Growth in the hospital channel may have been led by Co-Lab solutions, which leverage the company’s lab and process management expertise to optimize quality and drive cost efficiencies. Early in 2026, DGX began scaling its Co-Lab solutions across all 21 hospitals of Corewell Health, its largest implementation to date. This is expected to have positively impacted revenues as well.
Quest Diagnostics may have generated robust growth from its consumer-initiated test platform, questhealth.com, which now offers more than 150 tests, including the new 85-biomarker Elite Health profile. Partnerships forged with WHOOP, Oura, Function Health and several other types of wellness companies are also expected to have positively impacted performance.
Going by our model, the company’s DIS revenues are likely to increase 5.8% year over year in the first quarter of 2026.

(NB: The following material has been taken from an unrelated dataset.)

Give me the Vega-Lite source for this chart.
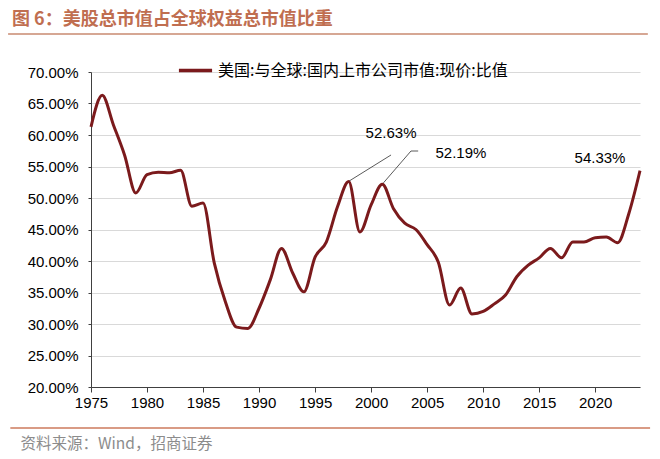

Synergies from the Invigorate initiative may have favored Quest Diagnostics’ operational metrics, with ongoing investments in automation and AI to improve productivity as well as service levels and quality. Efforts such as deploying automated sample processing across the network and collaborative accessioning at multiple sites, implementation of the Hologic Genius Digital Diagnostic System and a new virtual agent outside the lab may have aided.
Our model expects the company’s operating income (non-GAAP basis) to edge up 0.2% year over year in the first quarter of 2026.
What Our Model Unveils for DGX
Per our proven model, a stock with a Zacks Rank #1 (Strong Buy), 2 (Buy) or 3 (Hold), along with a positive Earnings ESP, has a higher chance of beating estimates, which is not the case here, as you can see below.
Earnings ESP: Quest Diagnostics has an Earnings ESP of -12.93%. You can uncover the best stocks to buy or sell before they’re reported with our Earnings ESP Filter.
Zacks Rank:The company currently carries a Zacks Rank #3.
Top MedTech Picks
Here are some other medical stocks worth considering, as these have the right combination of elements to post an earnings beat this time:
Agenus (AGEN - Free Report) has an Earnings ESP of +7.69% and a Zacks Rank #1. The company is expected to release first-quarter 2026 results soon.
In the trailing four quarters, AGEN delivered an average surprise of 31.42%. The Zacks Consensus Estimate predicts the company’s first-quarter EPS will increase 289.3% from the year-ago quarter’s figure.
The Ensign Group (ENSG - Free Report) has an Earnings ESP of +2.38% and a Zacks Rank #1. The company is expected to release first-quarter 2026 results soon.
ENSG’s earnings surpassed estimates in each of the trailing four quarters, the average surprise being 2.93%. The Zacks Consensus Estimate for the company’s first-quarter EPS calls for an increase of 17.8% from the year-ago quarter’s figure.
West Pharmaceutical Services (WST - Free Report) has an Earnings ESP of +0.17% and a Zacks Rank #2. The company is slated to release first-quarter 2026 results on April 23.
WST’s earnings beat estimates in each of the trailing four quarters, the average surprise being 17.39%. The Zacks Consensus Estimate suggests that WST’s first-quarter EPS will rise 15.9% from the year-ago reported figure.